Before the advent of Big Time, one could argue for simply using analogue clocks, but with its tentacles in every pie, you can’t trust any source of time anymore – Big Time has certainly got to clockmakers now.
The only way around that is to make your own clocks. Go to Switzerland, hire on as an apprentice, how hard can it be? And until then, make a sun dial. It is relatively simple. Stick a stick into something, write numbers around it that the shadow of the stick hits, and depending on what number the shadow falls on, that’s what time it is – time is now back in your own hands. Easy peasy. Big Time is defeated, right when they thought they had us.

Chronology

3:00 AM – Wake up. Raining hard. The rain sounds nice. Everyone else is still sleeping, even the kittens. Go downstairs, let in the big cats, feed big cats and one kitten. Go looking throughout house for other kitten. FInd her, feed her too.

3:20 AM – It took 20 minutes to feed the cats?

3:25 AM – Start writing

4:30 AM – Update nanowrimo draft 1 word count.
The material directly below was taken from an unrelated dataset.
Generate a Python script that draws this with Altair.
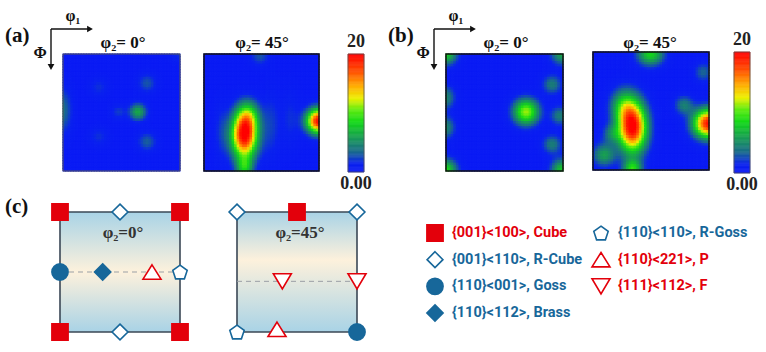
import altair as alt
import numpy as np
import pandas as pd

# ---------------- values ----------------
# ODF hot spots of each section: centre (phi1, Phi) in degrees, peak f(g), spread along phi1 / Phi (deg)
A0_PHI1 = [58, 0, 65, 65, 28, 28, 43, 90]
A0_PHI = [45, 44, 23, 68, 26, 64, 45, 0]
A0_PEAK = [6.0, 3.4, 2.5, 2.8, 1.5, 1.5, 1.8, 1.5]
A0_S1 = [4.5, 5, 5, 5, 5, 5, 4, 5]
A0_S2 = [4.5, 12, 5, 5, 5, 5, 4, 5]

A45_PHI1 = [32, 35, 32, 90, 53, 68, 44, 14]
A45_PHI = [63, 48, 88, 52, 55, 50, 2, 60]
A45_PEAK = [20, 6, 6.5, 19, 1.8, 1.4, 2.5, 1.5]
A45_S1 = [7, 6, 4.5, 6.5, 5, 5, 5, 4]
A45_S2 = [12, 8, 6, 6.5, 18, 15, 5, 15]

B0_PHI1 = [62, 0, 0, 90, 90, 0, 0, 82, 88, 82]
B0_PHI = [45, 0, 90, 0, 90, 34, 57, 24, 48, 70]
B0_PEAK = [11, 8, 8.5, 6, 7.5, 4.5, 4.5, 4, 4, 4]
B0_S1 = [6.8, 6, 6, 6, 6, 5, 5, 5, 5, 5]
B0_S2 = [6.8, 6, 6, 6, 6, 6, 6, 5, 5, 5]

B45_PHI1 = [31, 24, 90, 45, 31, 9, 71, 86, 15]
B45_PHI = [58, 42, 55, 2, 90, 79, 41, 16, 63]
B45_PEAK = [20, 6, 19, 8, 8, 5.5, 4, 3, 3.5]
B45_S1 = [7.5, 7, 8, 7, 5, 6, 5, 5, 5]
B45_S2 = [13, 9, 7.5, 6, 5, 6, 5, 5, 5]

CB_MIN, CB_MAX = 0, 20
CB_LABELS = ["0.00", "20"]

# ideal texture components in the schematic sections (phi1, Phi)
C0_KIND = ["Cube", "Cube", "Cube", "Cube", "R-Cube", "R-Cube", "Goss", "Brass", "P", "R-Goss"]
C0_PHI1 = [0, 90, 0, 90, 45, 45, 0, 32, 69, 90]
C0_PHI = [0, 0, 90, 90, 0, 90, 45, 45, 45, 45]
C45_KIND = ["R-Cube", "R-Cube", "Cube", "F", "F", "R-Goss", "P", "Goss"]
C45_PHI1 = [0, 90, 45, 34, 90, 0, 30, 90]
C45_PHI = [0, 0, 0, 52, 52, 90, 88, 90]
DASH_PHI = [45, 52]

KINDS = ["Cube", "R-Cube", "Goss", "Brass", "R-Goss", "P", "F"]
LEG_LABEL = ["{001}<100>, Cube", "{001}<110>, R-Cube", "{110}<001>, Goss",
             "{110}<112>, Brass", "{110}<110>, R-Goss", "{110}<221>, P", "{111}<112>, F"]
LEG_COL = [0, 0, 0, 0, 1, 1, 1]
LEG_ROW = [0, 1, 2, 3, 0, 1, 2]

# ---------------- styles ----------------
RED = "#e3000b"
BLUE = "#17679a"
SERIF = "Liberation Serif"
SANS = "Roboto"
CB_DOMAIN = [0, 1.5, 3.5, 6, 8.5, 10.5, 12.5, 14.5, 17, 20]
CB_RANGE = ["#0a18f6", "#0a22ee", "#1a6a8c", "#18a050", "#12d818", "#5cec10",
            "#ecf000", "#ffb000", "#ff5200", "#ff0000"]
cscale = alt.Scale(domain=CB_DOMAIN, range=CB_RANGE, interpolate="rgb", clamp=True)

SHAPES = [
    "M-0.9,-0.9L0.9,-0.9L0.9,0.9L-0.9,0.9Z",
    "M0,-0.88L0.88,0L0,0.88L-0.88,0Z",
    "M0,-0.9A0.9,0.9 0 1,1 0,0.9A0.9,0.9 0 1,1 0,-0.9Z",
    "M0,-0.9L0.9,0L0,0.9L-0.9,0Z",
    "M0,-0.76L0.8,-0.18L0.49,0.76L-0.49,0.76L-0.8,-0.18Z",
    "M0,-0.8L1,0.8L-1,0.8Z",
    "M-1,-0.85L1,-0.85L0,0.85Z",
]
FILLS = [RED, "white", BLUE, BLUE, "white", "white", "white"]
STROKES = [RED, BLUE, BLUE, BLUE, BLUE, RED, RED]
TEXT_COLORS = [RED, BLUE, BLUE, BLUE, BLUE, RED, RED]


def sc(domain, rng):
    return alt.Scale(domain=domain, range=rng, nice=False, zero=False)


def odf_grid(p1, P, pk, s1, s2, base=0.4, n=45):
    step = 90.0 / n
    c = (np.arange(n) + 0.5) * step
    X, Y = np.meshgrid(c, c)
    V = np.full_like(X, base)
    for x, y, a, u, w in zip(p1, P, pk, s1, s2):
        V += a * np.exp(-0.5 * (((X - x) / u) ** 2 + ((Y - y) / w) ** 2))
    V = np.clip(V, 0, 20)
    return pd.DataFrame({
        "x0": (X - step / 2).ravel().round(3), "x1": (X + step / 2).ravel().round(3),
        "y0": (Y - step / 2).ravel().round(3), "y1": (Y + step / 2).ravel().round(3),
        "v": V.ravel().round(2)})


def heat(df, xr, yr):
    return alt.Chart(df).mark_rect(strokeWidth=1.1).encode(
        x=alt.X("x0:Q", scale=sc([0, 90], xr), axis=None), x2="x1:Q",
        y=alt.Y("y0:Q", scale=sc([0, 90], yr), axis=None), y2="y1:Q",
        fill=alt.Fill("v:Q", scale=cscale, legend=None),
        stroke=alt.Stroke("v:Q", scale=cscale, legend=None))


FRAME = pd.DataFrame({"x0": [0], "x1": [90], "y0": [0], "y1": [90]})


def frame(xr, yr, color, width, fill="transparent"):
    return alt.Chart(FRAME).mark_rect(fill=fill, stroke=color, strokeWidth=width).encode(
        x=alt.X("x0:Q", scale=sc([0, 90], xr), axis=None), x2="x1:Q",
        y=alt.Y("y0:Q", scale=sc([0, 90], yr), axis=None), y2="y1:Q")


def colorbar(x0, x1, yr):
    lo = np.arange(CB_MIN, CB_MAX, 0.2)
    df = pd.DataFrame({"lo": lo.round(2), "hi": (lo + 0.2).round(2), "v": (lo + 0.1).round(2)})
    bar = alt.Chart(df).mark_rect(strokeWidth=0.6).encode(
        x=alt.value(x0), x2=alt.value(x1),
        y=alt.Y("lo:Q", scale=sc([CB_MIN, CB_MAX], yr), axis=None), y2="hi:Q",
        fill=alt.Fill("v:Q", scale=cscale, legend=None),
        stroke=alt.Stroke("v:Q", scale=cscale, legend=None))
    border = alt.Chart(pd.DataFrame({"a": [CB_MIN], "b": [CB_MAX]})).mark_rect(
        fill="transparent", stroke="#555", strokeWidth=0.8).encode(
        x=alt.value(x0), x2=alt.value(x1),
        y=alt.Y("a:Q", scale=sc([CB_MIN, CB_MAX], yr), axis=None), y2="b:Q")
    tdf = pd.DataFrame({"v": [CB_MIN, CB_MAX], "t": CB_LABELS})
    xc = (x0 + x1) / 2
    top = alt.Chart(tdf).transform_filter(alt.datum.v == CB_MAX).mark_text(
        font=SERIF, fontWeight="bold", fontSize=18, baseline="bottom", dy=-3, color="#222").encode(
        x=alt.value(xc), y=alt.Y("v:Q", scale=sc([CB_MIN, CB_MAX], yr), axis=None), text="t:N")
    bot = alt.Chart(tdf).transform_filter(alt.datum.v == CB_MIN).mark_text(
        font=SERIF, fontWeight="bold", fontSize=18, baseline="top", dy=3, color="#222").encode(
        x=alt.value(xc), y=alt.Y("v:Q", scale=sc([CB_MIN, CB_MAX], yr), axis=None), text="t:N")
    return [bar, border, top, bot]


def text(t, x, y, size, font=SERIF, color="#111", align="center", weight="bold"):
    return alt.Chart(pd.DataFrame({"t": [t]})).mark_text(
        font=font, fontSize=size, fontWeight=weight, color=color, align=align,
        baseline="middle").encode(x=alt.value(x), y=alt.value(y), text="t:N")


def arrows(x, y):
    one = pd.DataFrame({"k": [0]})
    v = alt.Chart(one).mark_rule(color="#111", strokeWidth=1.4).encode(
        x=alt.value(x), y=alt.value(y), y2=alt.value(y + 37))
    h = alt.Chart(one).mark_rule(color="#111", strokeWidth=1.4).encode(
        x=alt.value(x), x2=alt.value(x + 38), y=alt.value(y))
    hv = alt.Chart(one).mark_point(shape="triangle-down", filled=True, color="#111", size=45, opacity=1).encode(
        x=alt.value(x), y=alt.value(y + 38))
    hh = alt.Chart(one).mark_point(shape="triangle-right", filled=True, color="#111", size=45, opacity=1).encode(
        x=alt.value(x + 39), y=alt.value(y))
    return [v, h, hv, hh]


def markers(df, xs, ys, xf="phi1", yf="Phi"):
    return alt.Chart(df).mark_point(filled=True, strokeWidth=1.6, size=324, opacity=1).encode(
        x=alt.X(f"{xf}:Q", scale=xs, axis=None),
        y=alt.Y(f"{yf}:Q", scale=ys, axis=None),
        shape=alt.Shape("kind:N", scale=alt.Scale(domain=KINDS, range=SHAPES), legend=None),
        fill=alt.Fill("kind:N", scale=alt.Scale(domain=KINDS, range=FILLS), legend=None),
        stroke=alt.Stroke("kind:N", scale=alt.Scale(domain=KINDS, range=STROKES), legend=None))


def schematic(kind, p1, P, dash, xr, yr, stop):
    grad = alt.Gradient(gradient="linear", x1=0, x2=0, y1=0, y2=1, stops=[
        alt.GradientStop(offset=0, color="#a9d3e6"),
        alt.GradientStop(offset=stop, color="#fdf1dc"),
        alt.GradientStop(offset=1, color="#a9d3e6")])
    box = frame(xr, yr, "#3b4856", 1.6, fill=grad)
    dline = alt.Chart(pd.DataFrame({"a": [0], "b": [90], "y": [dash]})).mark_rule(
        color="#9a9fa5", strokeWidth=1, strokeDash=[5, 4]).encode(
        x=alt.X("a:Q", scale=sc([0, 90], xr), axis=None), x2="b:Q",
        y=alt.Y("y:Q", scale=sc([0, 90], yr), axis=None))
    mk = markers(pd.DataFrame({"kind": kind, "phi1": p1, "Phi": P}), sc([0, 90], xr), sc([0, 90], yr))
    return [box, dline, mk]


layers = []
# ---- (a) ----
layers += [heat(odf_grid(A0_PHI1, A0_PHI, A0_PEAK, A0_S1, A0_S2), [63, 180], [54, 171]),
           frame([63, 180], [54, 171], "#555", 1.0)]
layers += [heat(odf_grid(A45_PHI1, A45_PHI, A45_PEAK, A45_S1, A45_S2), [204, 319], [54, 171]),
           frame([204, 319], [54, 171], "#111", 1.5)]
layers += colorbar(348, 364, [172, 54])
# ---- (b) ----
layers += [heat(odf_grid(B0_PHI1, B0_PHI, B0_PEAK, B0_S1, B0_S2), [446, 563], [54, 171]),
           frame([446, 563], [54, 171], "#111", 1.5)]
layers += [heat(odf_grid(B45_PHI1, B45_PHI, B45_PEAK, B45_S1, B45_S2), [593, 709], [52, 170]),
           frame([593, 709], [52, 170], "#111", 1.5)]
layers += colorbar(734, 750, [173, 52])
# ---- (c) ----
layers += schematic(C0_KIND, C0_PHI1, C0_PHI, DASH_PHI[0], [60, 180], [212, 332], 0.5)
layers += schematic(C45_KIND, C45_PHI1, C45_PHI, DASH_PHI[1], [237, 357], [212, 332], 0.4)

# legend
leg = pd.DataFrame({"kind": KINDS, "label": LEG_LABEL, "col": LEG_COL, "row": LEG_ROW})
lx = sc([0, 1], [435, 601])
ly = sc([0, 3], [233, 313])
layers.append(markers(leg, lx, ly, "col", "row"))
layers.append(alt.Chart(leg).mark_text(font=SANS, fontWeight="bold", fontSize=14.5, align="left",
                                      baseline="middle", dx=17).encode(
    x=alt.X("col:Q", scale=lx, axis=None), y=alt.Y("row:Q", scale=ly, axis=None), text="label:N",
    color=alt.Color("kind:N", scale=alt.Scale(domain=KINDS, range=TEXT_COLORS), legend=None)))

# annotations
layers += [text("(a)", 5, 36, 21, align="left"), text("(b)", 388, 36, 21, align="left"),
           text("(c)", 5, 207, 21, align="left")]
layers += arrows(51, 29) + arrows(434, 29)
layers += [text("φ₁", 73, 16, 16), text("Φ", 40, 53, 16),
           text("φ₁", 456, 16, 16), text("Φ", 423, 53, 16)]
layers += [text("φ₂= 0°", 123, 43, 17), text("φ₂= 45°", 262, 43, 17),
           text("φ₂= 0°", 506, 43, 17), text("φ₂= 45°", 650, 43, 17)]
layers += [text("φ₂=0°", 123, 233, 17, color="#333"), text("φ₂=45°", 300, 233, 17, color="#333")]

chart = alt.layer(*layers).resolve_scale(
    x="independent", y="independent", fill="independent", stroke="independent",
    shape="independent", color="independent"
).properties(
    width=766, height=352, padding=0, background="white",
    autosize=alt.AutoSizeParams(type="none")
).configure_view(stroke=None)

chart.save("out.html", embed_options={"renderer": "svg", "actions": False})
It’s over 50,000, yay. Far from finished, though. A mess, to be honest. Type a little more. Check email.

5:00 AM – Celebrate by going back to bed for an hour.

5:15 AM – Give up, go back downstairs to kitchen, hang out with Alpha.

6:00 AM – Pack lunch for Gamma.

6:15 AM – Shower, shave.

6:30 AM – Wake and feed Gamma. Empty dishwasher. Fill dishwasher. Clean litter boxes.

7:00 AM – Start nagging Gamma to get ready.

7:20 AM – Last call. We really have to leave now.

7:30 AM – Leave for school. Drop Gamma, continue on to work.

8:30 AM – 5:30 PM – Random shit. Maybe hit Apple store at lunch to look at xmas gifts for Beta.

7:00 PM – Run buffet at Beta’s harp concert, somehow.

8:00 PM – Lose all cognitive functioning, due to getting up at 3 AM.

9:00 PM – Go out for drinks with harp people after concert, etc.

10:00 PM – Go to bed or fall asleep in restaurant, depending on location.